SEPTEMBER 24 DATE

Ruling on Sossion's removal from Knut in two weeks

National Executive Council wants him compelled to hand over all power and keys

In Summary

• NEC cites issuance of strike notices without resolution of relevant organs and sacking full-time employees without consulting them

• Sossion says only the annual delegates conference in December can remove him from office

Kenya National Union of Teachers secretary general Wilson Sossion
FIGHTING FOR HIS JOB: Kenya National Union of Teachers secretary general Wilson Sossion
Image: ENOS TECHE

A Labour court will on September 24 rule on whether Wilson Sossion should vacate office as secretary general of the Kenya National Union of Teachers.

Employment and Labour Relations judge Hellen Wasilwa set the date after parties made their submissions.

Sossion’s rival Hesbon Otieno told the court that on August 29, Knut, through the meeting of National Executive Council members, expelled Sossion in accordance with the union's constitution.
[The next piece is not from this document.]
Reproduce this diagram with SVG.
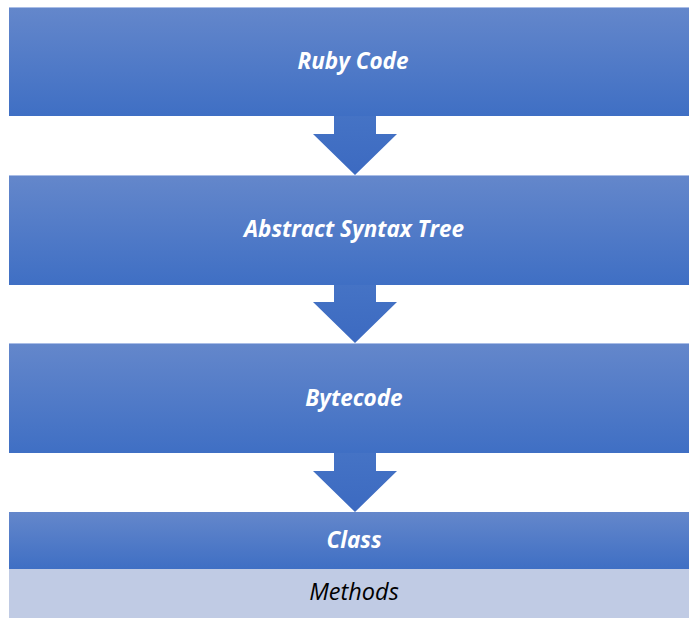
<svg xmlns="http://www.w3.org/2000/svg" width="689" height="618" viewBox="0 0 689 618">
  <defs>
    <linearGradient id="boxFill" x1="0" y1="0" x2="0" y2="1">
      <stop offset="0" stop-color="#6487CB"/>
      <stop offset="1" stop-color="#3F6FC4"/>
    </linearGradient>
    <linearGradient id="arrowFill" x1="0" y1="0" x2="0" y2="1">
      <stop offset="0" stop-color="#4573C5"/>
      <stop offset="1" stop-color="#3C6AC1"/>
    </linearGradient>
    <style>
      .box { fill: url(#boxFill); }
      .edge { stroke: #A9BDE6; stroke-width: 1; }
      .arrow { fill: url(#arrowFill); }
      .label { font-family: "Open Sans", "Liberation Sans", sans-serif; font-weight: bold; font-style: italic; font-size: 22.5px; fill: #FFFFFF; text-anchor: middle; }
      .sub { font-family: "Open Sans", "Liberation Sans", sans-serif; font-style: italic; font-size: 23.5px; fill: #000000; text-anchor: middle; }
    </style>
  </defs>

  <rect width="689" height="618" fill="#FFFFFF"/>

  <!-- down arrows between stages -->
  <g id="connectors">
    <polygon class="arrow" points="334,116 376,116 376,134 397,134 355,175 313,134 334,134"/>
    <polygon class="arrow" points="334,285 376,285 376,302 397,302 355,343 313,302 334,302"/>
    <polygon class="arrow" points="334,453 376,453 376,471 397,471 355,512 313,471 334,471"/>
  </g>

  <g id="ruby-code">
    <rect class="box" x="9" y="7" width="690" height="109"/>
    <line class="edge" x1="9" y1="7.5" x2="689" y2="7.5"/>
    <text class="label" x="353" y="69">Ruby Code</text>
  </g>

  <g id="abstract-syntax-tree">
    <rect class="box" x="9" y="175" width="690" height="110"/>
    <line class="edge" x1="9" y1="175.5" x2="689" y2="175.5"/>
    <text class="label" x="354" y="237">Abstract Syntax Tree</text>
  </g>

  <g id="bytecode">
    <rect class="box" x="9" y="343" width="690" height="110"/>
    <line class="edge" x1="9" y1="343.5" x2="689" y2="343.5"/>
    <text class="label" x="354" y="406">Bytecode</text>
  </g>

  <g id="class">
    <rect class="box" x="9" y="512" width="690" height="57"/>
    <text class="label" x="354" y="548">Class</text>
  </g>

  <g id="methods">
    <rect x="9" y="569" width="690" height="49" fill="#C0CBE4"/>
    <text class="sub" x="354" y="600">Methods</text>
  </g>
</svg>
The resolution was made by all the 29 members at the meeting. 

 

The court heard that NEC made the decision based on Sossion’s unbecoming conduct, citing issuance of strike notices without resolution of relevant organs and sacking and sending on compulsory leave of full-time employees without consulting NEC.

They also cited refusal to execute decisions of the council and unilaterally employing permanent staff without consulting with them.

Otieno also said that on August 28, Sossion alone purported to close the offices of Knut without consulting them, further paralysing the union’s operations.

“Sossion has proceeded with his illegal and malicious actions despite being procedurally suspended awaiting to be heard at the annual general delegates conference,” Otieno's affidavit reads. 

He terms Sossion's actions as malicious, self-centred and having brought a lot of  disruptions to the union. He wants the court to compel Sossion to officially hand over all the tools of power and keys of Knut offices.

But the secretary general argued that only the annual delegates conference in December can remove him from office.

The delegates will decide on allegations raised against him.